O agronegócio brasileiro segue sua expansão a todo vapor, sem esconder que o caráter reacionário e racista persiste desde o período colonial:
"(...) produtores brancos ocupam 208 milhões de hectares – quase 60% de toda a área das propriedades rurais registradas pelo IBGE. Os negros, mesmo sendo a maioria dos produtores rurais, ocupam menos da metade da área dos brancos – 99 milhões de hectares, ou 28% da área total de estabelecimentos rurais."
Precisamos urgentemente debater e formular sobre a questão agrária no Brasil, afinal de contas, de acordo com o censo de 2010, quase 30 milhões de brasileiros vivem na zona rural e nesses territórios o analfabetismo, a pobreza, o desemprego e todos os flagelos decorrentes de uma sociedade capitalista são sentidos de forma ainda mais aguda.

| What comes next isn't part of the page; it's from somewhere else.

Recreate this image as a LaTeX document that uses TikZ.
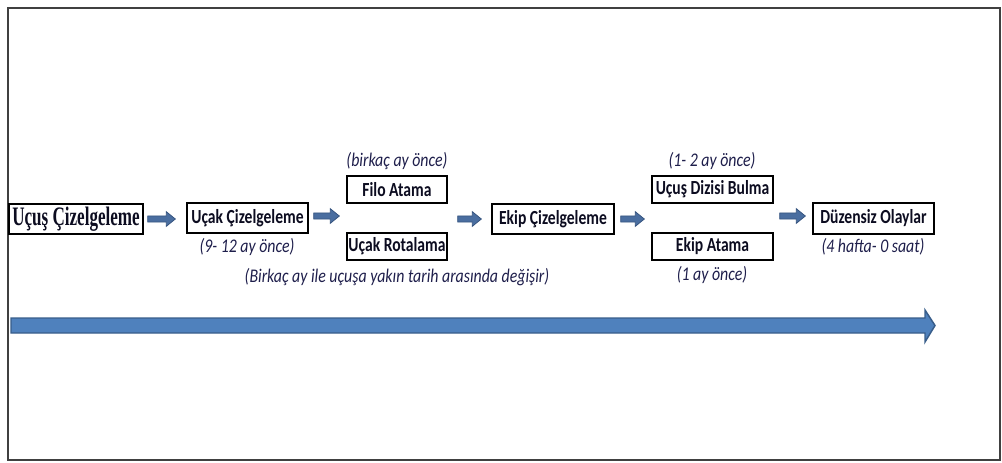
\documentclass[tikz,border=0pt]{standalone}
\usepackage{fontspec}
\usetikzlibrary{calc}
\newfontfamily\labelfont[FakeStretch=0.78]{Carlito}
\newfontfamily\notefont[FakeStretch=0.82]{Carlito}
\newfontfamily\headfont[FakeStretch=0.64]{Liberation Serif}
\definecolor{inkc}{RGB}{12,12,32}
\definecolor{notec}{RGB}{30,30,75}
\definecolor{barfill}{RGB}{79,129,189}
\definecolor{barline}{RGB}{56,93,138}
\definecolor{tipfill}{RGB}{74,110,160}
\definecolor{tipline}{RGB}{55,85,128}
\begin{document}
\begin{tikzpicture}[x=0.75pt,y=-0.75pt,
  stage/.style={draw=black, line width=1pt, inner sep=0pt, text=inkc,
    font=\labelfont\bfseries\fontsize{15}{17}\selectfont, minimum height=22.5pt},
  substage/.style={stage, minimum height=20.25pt},
  note/.style={inner sep=0pt, text=notec, font=\notefont\itshape\fontsize{14.5}{16}\selectfont},
  flow/.style={fill=tipfill, draw=tipline, line width=0.6pt,
    to path={let \p1=(\tikztostart), \p2=(\tikztotarget) in
      (\x1,\y1+2.3pt) -- (\x2-6.8pt,\y1+2.3pt) -- (\x2-6.8pt,\y1+5.5pt) -- (\x2,\y1)
      -- (\x2-6.8pt,\y1-5.5pt) -- (\x2-6.8pt,\y1-2.3pt) -- (\x1,\y1-2.3pt) -- cycle}}
]
\useasboundingbox (0,0) rectangle (1002,462);
% outer frame
\draw[draw=black!75, line width=1.2pt] (8,8) rectangle (1000,460);

% planning stages
\node[stage, minimum width=100.5pt, font=\headfont\bfseries\fontsize{20}{22}\selectfont] (t) at (76,219) {Uçuş Çizelgeleme};
\node[stage, minimum width=90.75pt] (u) at (247.5,218) {Uçak Çizelgeleme};
\node[substage, minimum width=75pt] (f) at (397,189.5) {Filo Atama};
\node[substage, minimum width=75pt] (r) at (397,246.5) {Uçak Rotalama};
\node[stage, minimum width=91.5pt] (e) at (553,219) {Ekip Çizelgeleme};
\node[substage, minimum width=90.75pt] (d) at (712.5,189.5) {Uçuş Dizisi Bulma};
\node[substage, minimum width=90.75pt] (a) at (712.5,246.5) {Ekip Atama};
\node[stage, minimum width=90.75pt, minimum height=23.25pt] (z) at (873.5,218.5) {Düzensiz Olaylar};

% time notes
\node[note] (nu) at (247,247) {(9- 12 ay önce)};
\node[note] (nf) at (397,161) {(birkaç ay önce)};
\node[note] (nr) at (397,277) {(Birkaç ay ile uçuşa yakın tarih arasında değişir)};
\node[note] (nd) at (712,161) {(1- 2 ay önce)};
\node[note] (na) at (712,275) {(1 ay önce)};
\node[note] (nz) at (873,247) {(4 hafta- 0 saat)};

% gaps between the paired stages
\coordinate (g1) at ($(f.south)!0.5!(r.north)$);
\coordinate (g2) at ($(d.south)!0.5!(a.north)$);

% flow arrows
\path[flow] ([xshift=3pt]t.east) to ([xshift=-8.25pt]u.west);
\path[flow] ([xshift=3.75pt,yshift=1.5pt]u.east) to ([xshift=-5.25pt]g1 -| f.west);
\path[flow] ([xshift=7.5pt,yshift=-0.75pt]g1 -| f.east) to ([xshift=-7.5pt]e.west);
\path[flow] ([xshift=4.5pt]e.east) to ([xshift=-5.25pt]g2 -| d.west);
\path[flow] ([xshift=4.5pt,yshift=1.5pt]g2 -| d.east) to ([xshift=-5.25pt]z.west);

% time line
\draw[fill=barfill, draw=barline, line width=1.1pt, line join=miter]
  (11,318) -- (925,318) -- (925,310) -- (935,325.5) -- (925,342) -- (925,333) -- (11,333) -- cycle;
\end{tikzpicture}
\end{document}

Essa situação afeta diretamente a vida nas cidades, pois a miséria camponesa e a concentração de terras, causadoras de um lento e constante processo de êxodo rural, também contribuem para aumentar o contingente de trabalhadores desempregados nas cidades (o exército industrial de reserva) e o grau de sua exploração:
“(...) a estrutura agrária atual existe exatamente para que se obtenha (...) uma oferta de mão de obra ao mais baixo preço possível. (...) ora, o custo da mão de obra agrícola é fator decisivo na determinação do preço da oferta de trabalho não especializada urbana”.

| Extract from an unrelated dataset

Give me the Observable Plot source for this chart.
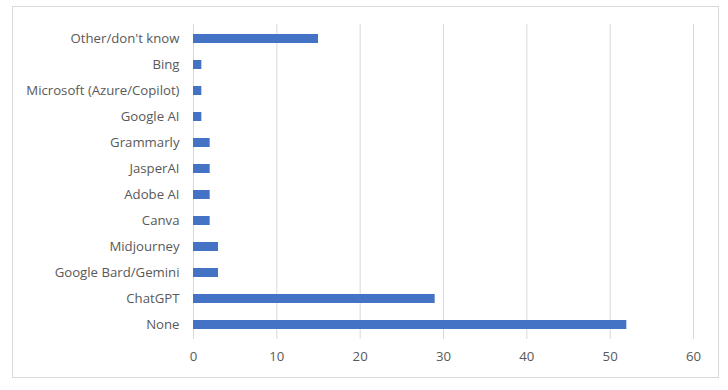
<!DOCTYPE html>
<html>
<head>
<meta charset="utf-8">
<script src="https://cdn.jsdelivr.net/npm/d3@7"></script>
<script src="https://cdn.jsdelivr.net/npm/@observablehq/plot@0.6"></script>
<style>
  html, body { margin: 0; padding: 0; background: #fff; }
  #wrap { position: relative; width: 728px; height: 390px; }
  #frame { position: absolute; left: 12px; top: 6px; width: 707px; height: 372px; border: 1px solid #d9d9d9; box-sizing: border-box; pointer-events: none; }
</style>
</head>
<body>
<div id="wrap"><div id="frame"></div></div>
<script>
const categories = ["Other/don't know", "Bing", "Microsoft (Azure/Copilot)", "Google AI", "Grammarly", "JasperAI", "Adobe AI", "Canva", "Midjourney", "Google Bard/Gemini", "ChatGPT", "None"];
const values = [15, 1, 1, 1, 2, 2, 2, 2, 3, 3, 29, 52];
const xTicks = [0, 10, 20, 30, 40, 50, 60];

const data = categories.map((c, i) => ({category: c, value: values[i]}));

const chart = Plot.plot({
  width: 728,
  height: 390,
  marginLeft: 193,
  marginRight: 35,
  marginTop: 24,
  marginBottom: 51,
  style: {fontFamily: "'Open Sans', 'Noto Sans', sans-serif", fontSize: "13.2px", color: "#595959", background: "transparent"},
  x: {domain: [0, 60], ticks: xTicks, label: null, tickSize: 0, tickPadding: 12},
  y: {domain: categories, label: null, tickSize: 0, tickPadding: 14, paddingInner: 0.66, paddingOuter: 0.33},
  marks: [
    Plot.ruleX(xTicks, {stroke: "#d9d9d9", strokeWidth: 1}),
    Plot.barX(data, {x: "value", y: "category", fill: "#4472C4"})
  ]
});
document.getElementById("wrap").prepend(chart);
</script>
</body>
</html>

Na Região Norte como um todo e, especialmente, em nosso Estado de Rondônia, sentimos as consequências de políticas como a marcha para o oeste varguista e do “integrar para não entregar” da ditadura empresarial-militar, como:
a) O deslocamento do eixo dos principais conflitos (inclusive armados) pela terra para o Norte do país como fruto da intenção (não-declarada) de “pacificar” o campo sul-sudestino;
b) A devastação ambiental e destruição do modo de vida de povos originários como indígenas, quilombolas e povos ribeirinhos por meio da extração de madeira ilegal, da construção de usinas hidrelétricas, da mineração e do garimpo e, claro da expansão do agronegócio, especialmente da pecuária;
c) A rápida formação de latifúndios em terras antes destinadas a eventuais assentamentos, uma vez que a “lógica” liberal de reforma agrária como concessão de propriedade em locais distantes de grandes centros populacionais, mercados consumidores, inverte a chave desse processo e faz desses trabalhadores meros desbravadores de terras para a futura aquisição pela burguesia latifundiária.
Dessa maneira, camaradas, espero que essa breve exposição sirva como provocação ao debate público e qualificado sobre a reforma agrária, uma vez que a luta pela hegemonia passa necessariamente pelo desenvolvimento de uma visão e de um projeto de reforma agrária revolucionária que seja capaz de se somar aos esforços empreendidos pelas várias organizações sociais do campo no sentido prático e no sentido de radicalizá-las pela revolução brasileira, pois sabemos que qualquer ganho mínimo para a classe trabalhadora rural ou urbana só será obtido com uma ampla união de esforços e que uma verdadeira reforma agrária com a cara e o conteúdo da classe trabalhadora brasileira não será feita no âmbito do estado burguês.